Now let’s look at a more business focussed example of a saga. Think of a college admissions process. We’ll imagine that in this process there are several known milestones.
- Student submits college application
- Application is reviewed
- offer is sent to the student
- Student decides to accept or decline the offer
- Student starts classes
I love this pattern for storing data in a data warehouse. It gives us a lot of interesting analytics that would be difficult to get otherwise. With our data saved in this way, we can look at a record to determine the interval between milestones (average # days between application received at college and offer sent to the student, average # of days between student submitting an application and student starting classes). We can also look down through the records to see how many students were at any milestone at any point in time and we can calculate how many students dropped out of the process at any given milestone. I think of this story as an evolving event. One of the things that set the evolving event (saga) apart from the discrete events (short story) we started with is that the evolving event (saga) is updated as new details become available. In a discrete event (short story), we usually know all the details of the event when we initially saved the record.
Serial Drama (Soap opera)
The final type of story I’d like to share is the serial drama (or soap opera). The defining characteristic of this kind of story is that we see the same things happen over and over and over again with only minor changes to the details. We can also think of these as recurring events. These events recur at predictable intervals. Common examples of this type of event might be stock levels in a warehouse or account balances in a bank account. We might have other tables that record actual, ‘real time’ activity in bank accounts or warehouse inventory but it would be cumbersome to go through all those details to aggregate weekly, monthly, quarterly or yearly averages. We can save snapshots of the totals at whatever level of detail we need and end up with tables that are much smaller and faster to query. We do lose detail, but for some analytics, we won’t need that detail anyway.

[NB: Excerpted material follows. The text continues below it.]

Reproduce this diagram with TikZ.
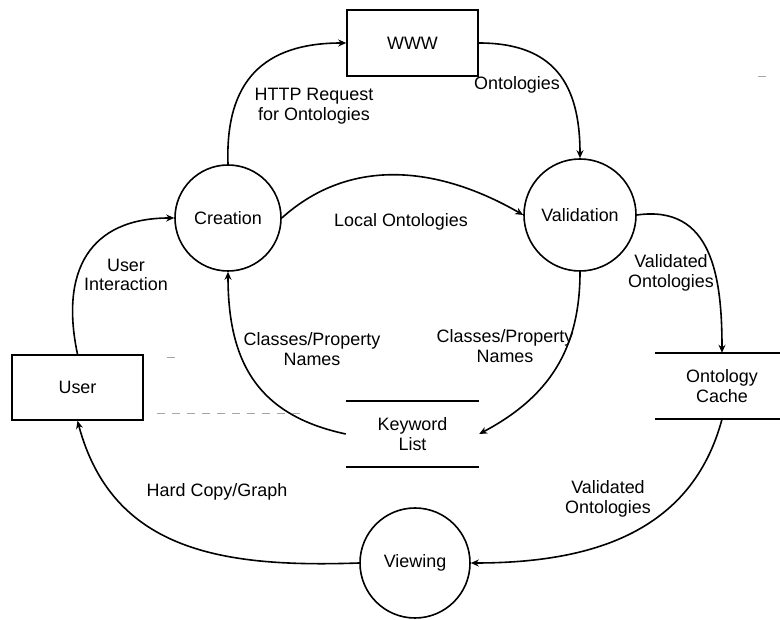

The data warehouse team would think of the short story as a transactional fact table, the saga as an accumulating snapshot fact table and a serial (soap) as a periodic snapshot fact table. I’ve found that it’s better to avoid the technically correct name for the different kinds of fact tables in favor of the more memorable story based names. My experience has been that conversations between the business and technical teams are a lot easier when we keep the terminology we use as simple and descriptive as possible, also, I constantly confuse the accumulating snapshot and periodic snapshot. For me, evolving facts (saga) and recurring facts (serial/soap) are just a lot easier to remember. 🙂
I hope this post helps you see some new ways you might work with your data. To continue on and get more detail about these fact table types and how to implement them I recommend you read Agile Data Warehouse design (for background) and Star Schema, the complete reference (for how to implement). Both books are part of my Data Warehouse Design reading list.